The application of vertical machining centers in the new energy industry is expanding with industrial upgrades. Their high precision and flexible processing capabilities are well-suited to the manufacturing needs of core components in new energy vehicles. The following analysis focuses on the processing of core components in new energy vehicles:

Motor Shell and Rotor Bracket:

These components, made from aluminum alloy or magnesium alloy, require a high-speed spindle (12000-24000r/min) with five-axis linkage for efficient processing of complex surfaces and heat dissipation fins. For example, the coaxiality requirement for the bearing holes in the motor shell is ≤0.01mm. The vertical machining center ensures precise processing of multiple holes through linear optical scale feedback and thermal compensation systems.

 Electronic Control System Shell:

To meet lightweight requirements, when processing thin-walled parts (wall thickness ≤2mm), the spindle must have high dynamic response to prevent deformation caused by cutting vibrations. Using HSK-E40 tool holders and diamond-coated tools, the surface roughness can be achieved to Ra≤1.6μm, meeting the high-precision milling requirements for electromagnetic shielding structures.

Battery Pack Pallet:

As a typical component in new energy vehicles, the pallet typically measures 2000mm x 1500mm and requires a large vertical machining center capable of supporting a load of at least 8 tons.
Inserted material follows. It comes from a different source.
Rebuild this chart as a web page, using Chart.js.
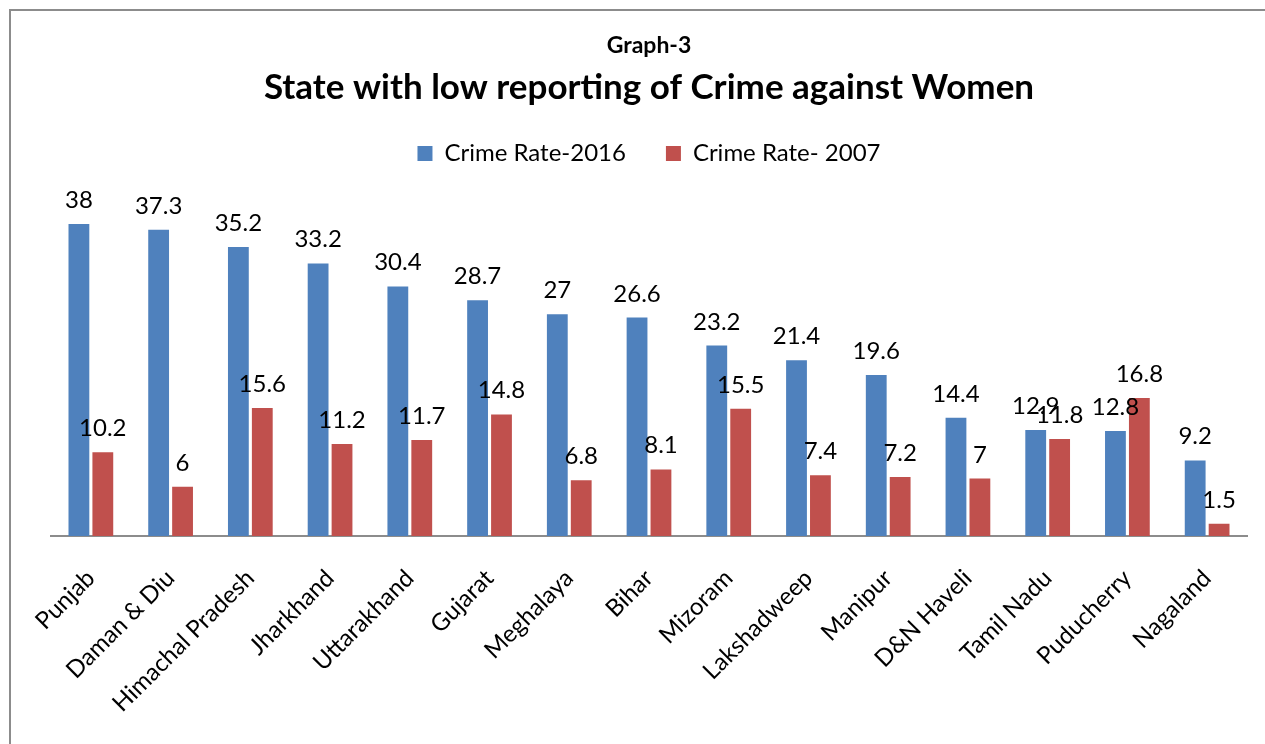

Through multi-station clamping and an automatic tool changing system (ATC tool magazine with at least 40 tools), the pallet can undergo multiple processes, including countersunk holes, threaded holes, and sealing grooves, with a cycle time controlled within 30 minutes.

Lightweight structural components of the vehicle：

such as aluminum alloy bumpers and battery pack frames, must balance strength and weight reduction. The vertical machining center uses high-speed milling (feed rate ≥ 30m/min) combined with layered cutting technology to produce complex structures with reinforcing ribs. This process achieves a material removal rate of over 70%, while maintaining dimensional tolerances within ±0.05mm.